Australia based digital bank 86 400 noted that beginning October 13, 2020, its Save account rate will be slashed from the current 1.6% to 1.35%. The Save account has a base rate of 10 basis points. Account-holders are required to maintain a balance of up to AUD 100,000 while making at least $1,000 in deposits per month, in order to take advantage of a 1.25% rate.
86 400 also told its customers that the balance on which this rate was being applied would now drop from balances of up to AUD 100,000 to AUD 50,000, which will be effective from November 2020.
Australian neobank Xinja Bank has also confirmed that it will be slashing its savings rate on its Stash account from the current 1.65% to 1.5%. This new rate will only apply to account balances of no more than $150,000. Neobank Volt also announced in September 2020 that it will reduce interest on its savings accounts from 1.65% to 1.45%.
Mozo had reported that Australia’s leading banks including the Commonwealth Bank of Australia, Westpac Banking Corporation, and National Australia Bank have all reduced interest rates paid out on customer accounts.

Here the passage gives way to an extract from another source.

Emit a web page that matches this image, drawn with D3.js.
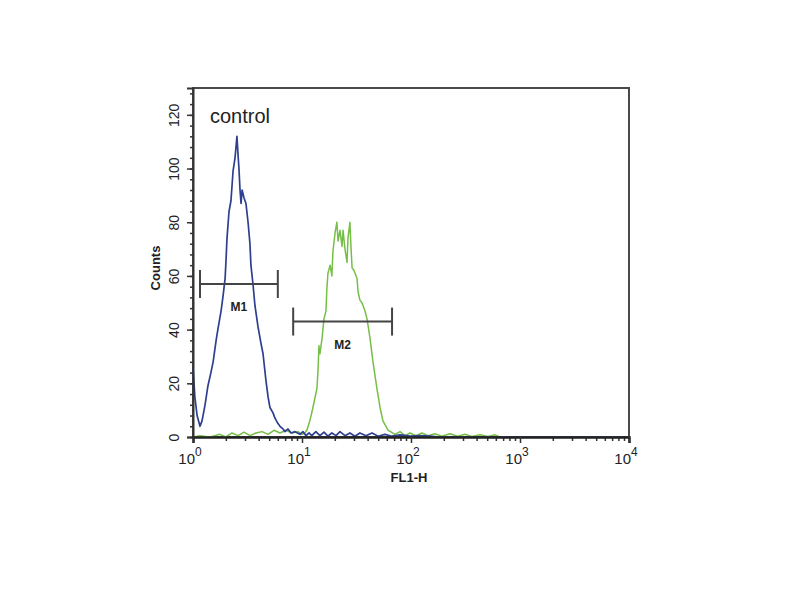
<!DOCTYPE html>
<html>
<head>
<meta charset="utf-8">
<script src="https://cdn.jsdelivr.net/npm/d3@7/dist/d3.min.js"></script>
<style>
  body { margin: 0; background: #fff; }
  svg { display: block; }
  text { font-family: "Liberation Sans", Arial, sans-serif; fill: #222; }
</style>
</head>
<body>
<svg id="chart" width="800" height="600"></svg>
<script>
// ---- data ----
const xDecades = [1, 10, 100, 1000, 10000];
const xDecadeExponents = ["0", "1", "2", "3", "4"];
const yMajorTicks = [0, 20, 40, 60, 80, 100, 120];
const yDomainMax = 130;

// control (blue) histogram: FL1-H values and counts
const blueFL1 = [1.00, 1.04, 1.09, 1.16, 1.21, 1.29, 1.37, 1.46, 1.53, 1.63, 1.69, 1.81, 1.88, 1.97, 2.01, 2.05,
  2.14, 2.23, 2.33, 2.43, 2.48, 2.53, 2.59, 2.64, 2.70, 2.76, 2.82, 2.94, 3.06, 3.20, 3.33, 3.40, 3.55, 3.70,
  3.95, 4.20, 4.39, 4.67, 4.88, 5.08, 5.42, 5.65, 6.02, 6.28, 6.69, 6.98, 7.44, 7.93, 8.63, 9.59,
  10.2, 10.9, 11.6, 12.3, 13.4, 14.6, 15.9, 17.3, 18.8, 20.5, 22.3, 24.8, 27.5, 30.6, 34.0, 38.6, 43.9,
  49.9, 57.7, 66.7, 79.3, 98, 120, 150, 184, 10000];
const blueCounts = [26, 15, 8, 4, 6, 12, 19, 24, 28, 36, 40, 47, 52, 59, 66, 74,
  84, 88, 99, 104, 108, 112, 105, 100, 92, 87, 92, 89, 87, 80, 72, 64, 57, 49,
  41, 35, 31, 21, 15, 11, 9, 7, 5, 4, 3, 2, 3, 1.5, 2, 1,
  2, 0.5, 1.5, 0.5, 2, 0.5, 1.8, 0.3, 1.5, 0.5, 2, 0.5, 1.5, 0.3, 1.5, 0.5, 1.5,
  0.3, 1, 0.3, 0.8, 0.3, 0.5, 0.3, 0, 0];

// stained (green) histogram
const greenFL1 = [1.00, 1.16, 1.43, 1.77, 2.00, 2.28, 2.59, 2.94, 3.33, 3.78, 4.30, 4.88, 5.54, 6.28, 7.13, 8.10,
  9.20, 10.0, 10.65, 11.1, 11.8, 12.6, 13.7, 14.0, 14.3, 14.6, 15.3, 15.9, 16.6, 16.9, 17.3, 18.1, 18.8, 19.2,
  20.1, 20.9, 21.4, 22.3, 23.3, 23.8, 24.8, 25.9, 26.4, 27.5, 28.2, 28.8, 30.0, 32.0, 32.7, 34.0, 35.5, 37.8,
  39.5, 42.0, 44.8, 48.7, 52.0, 55.3, 61.5, 71.3, 79.3, 88, 98, 111, 126, 143, 166, 192, 228, 268, 312, 362,
  430, 508, 590, 656, 10000];
const greenCounts = [0, 0.5, 0, 1, 0, 1.5, 0.5, 1.8, 0.5, 1.5, 2, 1, 2.5, 1.5, 2.5, 1.5,
  2, 1, 1.5, 2.6, 6, 11, 18, 24, 34, 31, 37, 44, 47, 55, 61, 64, 60, 69,
  76, 80, 73, 77, 71, 77, 70, 65, 74, 80, 70, 63, 62, 59, 54, 51, 50, 47,
  44, 37, 28, 18, 11, 6, 2.6, 1, 2, 0.5, 1.5, 0.5, 1.5, 0.5, 1.2, 0.3, 1.2, 0.3, 1, 0.2,
  0.8, 0.2, 0.8, 0, 0];

// gate markers
const markerNames = ["M1", "M2"];
const markerStart = [1.16, 8.3];
const markerEnd = [6.0, 67];
const markerLevel = [57, 43];

const titleText = "control";
const xLabel = "FL1-H";
const yLabel = "Counts";

// ---- drawing ----
const svg = d3.select("#chart");
const L = 193, R = 629, T = 88, B = 437;

const x = d3.scaleLog().domain([xDecades[0], xDecades[xDecades.length - 1]]).range([L, R]);
const y = d3.scaleLinear().domain([0, yDomainMax]).range([B, T]);

// frame
svg.append("rect").attr("x", L).attr("y", T).attr("width", R - L).attr("height", B - T)
  .attr("fill", "none").attr("stroke", "#4a4a4a").attr("stroke-width", 2);

// histograms
const line = d3.line().x(d => x(d[0])).y(d => y(d[1]));
const greenData = greenFL1.map((v, i) => [v, greenCounts[i]]);
const blueData = blueFL1.map((v, i) => [v, blueCounts[i]]);

svg.append("path").datum(greenData).attr("d", line)
  .attr("fill", "none").attr("stroke", "#76bf47").attr("stroke-width", 1.5).attr("stroke-linejoin", "round");
svg.append("path").datum(blueData).attr("d", line)
  .attr("fill", "none").attr("stroke", "#2e3f8f").attr("stroke-width", 1.7).attr("stroke-linejoin", "round");

// y axis: minor ticks every 4, major every 20
const yMinor = d3.range(0, yDomainMax, 4);
const yAxisMinor = d3.axisLeft(y).tickValues(yMinor).tickSize(3).tickFormat("");
const gyMinor = svg.append("g").attr("transform", `translate(${L},0)`).call(yAxisMinor);
gyMinor.select(".domain").remove();
gyMinor.selectAll("line").attr("stroke", "#333").attr("stroke-width", 1.5);

const yAxis = d3.axisLeft(y).tickValues(yMajorTicks).tickSize(6).tickFormat(d3.format("d"));
const gy = svg.append("g").attr("transform", `translate(${L},0)`).call(yAxis);
gy.select(".domain").attr("stroke", "#333").attr("stroke-width", 2);
gy.selectAll("line").attr("stroke", "#333").attr("stroke-width", 1.5);
gy.selectAll("text")
  .attr("x", 0).attr("dy", 0)
  .attr("transform", "translate(-14,0) rotate(-90)")
  .attr("text-anchor", "middle")
  .style("font-size", "14px")
  .style("font-family", "'Liberation Sans', Arial, sans-serif")
  .attr("fill", "#333");

// x axis: log ticks
const xMinor = [];
for (let k = 0; k < xDecades.length - 1; k++) {
  for (let m = 2; m <= 9; m++) xMinor.push(xDecades[k] * m);
}
const gxMinor = svg.append("g").attr("transform", `translate(0,${B})`)
  .call(d3.axisBottom(x).tickValues(xMinor).tickSize(4).tickFormat(""));
gxMinor.select(".domain").remove();
gxMinor.selectAll("line").attr("stroke", "#333").attr("stroke-width", 1.5);

const gx = svg.append("g").attr("transform", `translate(0,${B})`)
  .call(d3.axisBottom(x).tickValues(xDecades).tickSize(6).tickFormat(""));
gx.select(".domain").attr("stroke", "#222").attr("stroke-width", 2.5);
gx.selectAll("line").attr("stroke", "#333").attr("stroke-width", 1.5);

// decade labels 10^k
xDecades.forEach((v, i) => {
  const t = svg.append("text")
    .attr("x", x(v) - 3).attr("y", 464)
    .attr("text-anchor", "middle")
    .style("font-size", "15px").attr("fill", "#333");
  t.append("tspan").text("10");
  t.append("tspan").attr("dy", -8).style("font-size", "12px").text(xDecadeExponents[i]);
});

// axis titles
svg.append("text").attr("x", 409).attr("y", 482).attr("text-anchor", "middle")
  .style("font-size", "13px").style("font-weight", "bold").attr("fill", "#333").text(xLabel);
svg.append("text").attr("transform", `translate(160,268) rotate(-90)`).attr("text-anchor", "middle")
  .style("font-size", "13px").style("font-weight", "bold").attr("fill", "#333").text(yLabel);

// title
svg.append("text").attr("x", 210).attr("y", 123).style("font-size", "20px").attr("fill", "#222").text(titleText);

// markers
markerNames.forEach((name, i) => {
  const x0 = x(markerStart[i]), x1 = x(markerEnd[i]), yy = y(markerLevel[i]);
  const g = svg.append("g").attr("stroke", "#444").attr("stroke-width", 2);
  g.append("line").attr("x1", x0).attr("x2", x1).attr("y1", yy).attr("y2", yy);
  g.append("line").attr("x1", x0).attr("x2", x0).attr("y1", yy - 14).attr("y2", yy + 14);
  g.append("line").attr("x1", x1).attr("x2", x1).attr("y1", yy - 14).attr("y2", yy + 14);
  svg.append("text").attr("x", (x0 + x1) / 2).attr("y", yy + 27).attr("text-anchor", "middle")
    .style("font-size", "12px").style("font-weight", "bold").attr("fill", "#333").text(name);
});
</script>
</body>
</html>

As reported by Banking Day, Australia’s Big Four banks (which also includes Australia and New Zealand Banking Group) have reduced their term deposit rates. AMP Bank, Australian Unity, Bank of Sydney, and Teachers Mutual Bank have also cut rates.
As reported in August 2020, Australian neobanks had been slashing interest rates on savings accounts due to economic challenges created by COVID-19.
Even though interest rates offered by challenger banks or neobanks in Australia (and globally) are generally higher than those offered by incumbents, Mozo had reported that these all-digital banking platforms have been lowering their rates.
Analysis performed by Mozo, earlier this year, revealed that three neobanks were forced to lower their interest rates just like the country’s Big Four banks.
Kirsty Lamont, director at Mozo, had stated in August of this year:
“While the neobanks had managed to offer a glimmer of hope for the nation’s savers, these out of cycle cuts are a worrying sign. As they seek to attract new customers, we’ve come to expect the neobanks will buck the downward trend of the banks but with their savings rates also heading south they appear to be rejoining the pack.”
In July 2020, Australian digital bank UBank said it was reducing its home loan rate to historic lows for new and existing clients.
Since the COVID-19 pandemic began, Australia’s financial institutions have been slashing rates. In April 2020, Australian digital bank Up reduced its rates savings rate, following the reserve bank’s cuts.
In other countries like India, Fintech lenders are concerned about poor monetary transmission by banks and the capping of interest rates, according to a May 2020 report.